[OSM-talk] amenity=doctor or amenity=doctors ? [tagging]

Mike Harris mikh43 at googlemail.com
Tue Feb 24 17:02:16 GMT 2009


Hi

Fwiw - I hold the view that the OS cannot own the status in any way as it is
the Highway Authority that decides / maintains the status. The only way the
OS even know about the status is by the Highway Authority telling them - as
they do (and a few years later the OS *might* amend their mapping! -
although I have plenty of examples where this has not been done for the past
ten years). The practitioners in Cheshire County Council regard the status
information as public domain and would agree wholly with West Sussex -
though I have not tested it with their lawyers. I simply don't see how
anyone can have copyright over something they only know about because they
have been told about it by someone else! On the other hand the cartography
IS copyright to the OS and clearly verboten for OSM purposes - no dispute
there. So strip away the base layer and look only at the overlay.

Another way of looking at it - which is effectively just this - is that, in
Cheshire at least, all of the status information is also available direct
from the Highway Authority (including an on-line downloadable version) as an
Excel spreadsheet that simply lists the grid references of the beginning and
end of each path, its reference number and its legal status. No map
involved. Does the OS have a copyright over a grid reference? It is only a
mathematical transform of latitude and longitude. Do they hold copyright
over latitude and longitude? And in any case, given that I would only ever
be mapping paths that I had physically walked and for which I had a timed
GPS trace, I know the latitude and longitude anyway (who knows which grid I
have set in my GPS receiver? and I could also transform between any grids
quite trivially on return to base or even eyeball which path was which once
I had loaded the trace into JOSM).

My bottom line is that I would never use the Highway Authority's cartography
- neither as a map nor as a means of positioning a path using grid
references even from a spreadsheet. But if I have walked the path and have a
live GPS trace, then identifying reference number and status from the
spreadsheet is surely OK.

After all, if I were, say, a Finn on vacation in England I would walk the
path with my GPS, recording the data in the Finnish uniform grid or some
such - and then compare with the spreadsheet. On finding that the
spreadsheet used something funny (called the British Grid and the OS datum)
I would realise that this was how the Highway Authority had recorded their
survey for the convenience of people in the UK who might want to use the
data with an OS map. Having no interest in the OS or their maps, I then
convert this peculiar spreadsheet thing into WGS 84 and the Finnish grid -
or WGS 84 and latitude and longitude - so that I could see what's going on
in my own "language". In this context the position reference is just a way
of saying where something is on the Earth's surface - the "language" in
which it is expressed - whether OS grid or latitude/longitude etc. is
irrelevant.

Mike Harris

-----Original Message-----
From: Nick Whitelegg [mailto:Nick.Whitelegg at solent.ac.uk] 
Sent: 24 February 2009 15:35
To: Someoneelse
Cc: talk at openstreetmap.org
Subject: Re: [OSM-talk] amenity=doctor or amenity=doctors ? [tagging]

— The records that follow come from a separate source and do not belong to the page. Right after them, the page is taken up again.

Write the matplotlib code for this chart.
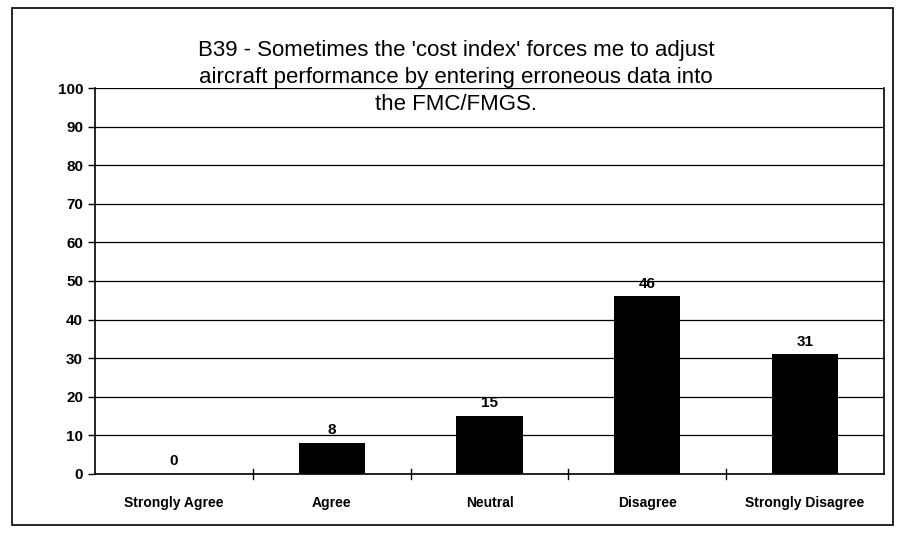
import matplotlib.pyplot as plt
from matplotlib.patches import Rectangle

categories = ['Strongly Agree', 'Agree', 'Neutral', 'Disagree', 'Strongly Disagree']
values = [0, 8, 15, 46, 31]
title = "B39 - Sometimes the 'cost index' forces me to adjust\naircraft performance by entering erroneous data into\nthe FMC/FMGS."

plt.rcParams['font.family'] = ['Liberation Sans', 'DejaVu Sans']

fig = plt.figure(figsize=(9.08, 5.36), dpi=100)
ax = fig.add_axes([0.1046, 0.1157, 0.869, 0.7201])

x = range(len(categories))
ax.bar(x, values, width=0.42, color='black', zorder=3)
for xi, v in zip(x, values):
    ax.text(xi, v + 1.5, str(v), ha='center', va='bottom', fontsize=11, fontweight='bold')

ax.set_ylim(0, 100)
ax.set_xlim(-0.5, len(categories) - 0.5)
ax.set_yticks(range(0, 101, 10))
ax.yaxis.grid(True, color='black', linewidth=0.9, zorder=0)
ax.set_xticks(list(x))
ax.set_xticklabels(categories, fontsize=10, fontweight='bold')
ax.tick_params(axis='x', length=0, pad=16)
ax.tick_params(axis='y', labelsize=11, width=1, length=5)
for lab in ax.get_yticklabels():
    lab.set_fontweight('bold')
# category separator ticks on the x axis
for b in [0.5, 1.5, 2.5, 3.5]:
    ax.plot([b, b], [-1.3, 1.3], color='black', linewidth=1, clip_on=False, zorder=4)

for s in ['left', 'bottom', 'right']:
    ax.spines[s].set_linewidth(1.2)
ax.spines['top'].set_visible(False)

fig.text(0.502, 0.926, title, ha='center', va='top', fontsize=16,
         linespacing=1.38, zorder=5)

fig.patches.append(Rectangle((12 / 908, 11 / 536), 881 / 908, 517 / 536, transform=fig.transFigure,
                             fill=False, edgecolor='black', linewidth=1.2))

fig.savefig('out.png', dpi=100)
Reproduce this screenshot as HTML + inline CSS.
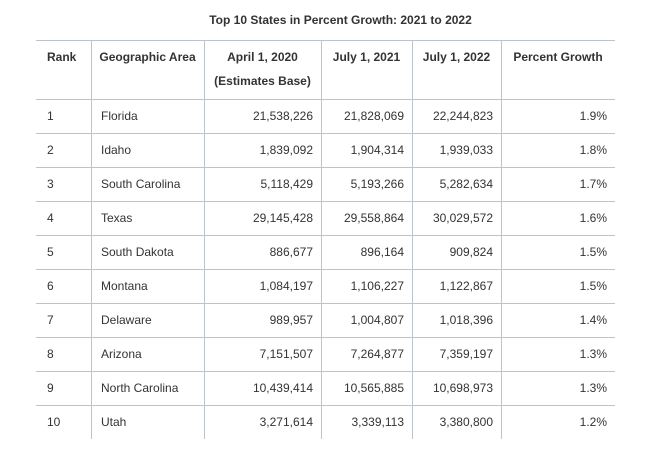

>Actually that raises another issue (notwithstanding the point below) - 
>in cases where the legal status is only available on either a copyright 
>map (either bought or on the wall at the local council) - it's 
>sometimes not possible to know what the legal status of all traffic on 
>e.g. a former railway line is.

I'm not 100% sure whether the status on a council map is copyright actually
- this has come up several times but never been definitively resolved. While
the council maps are overlaid on an OS map, presumably the
*council* decides the status of the path, so while the course of the path
might be subject to copyright, I would assume that the status on a
definitive council map is not. Also I distinctly remember one council (W
Sussex) mentioning "public domain data overlaid on a copyrighted OS map". 
However I don't *know* this as *fact*, so do not use them as a source for
status unless someone has definitely said that it's OK.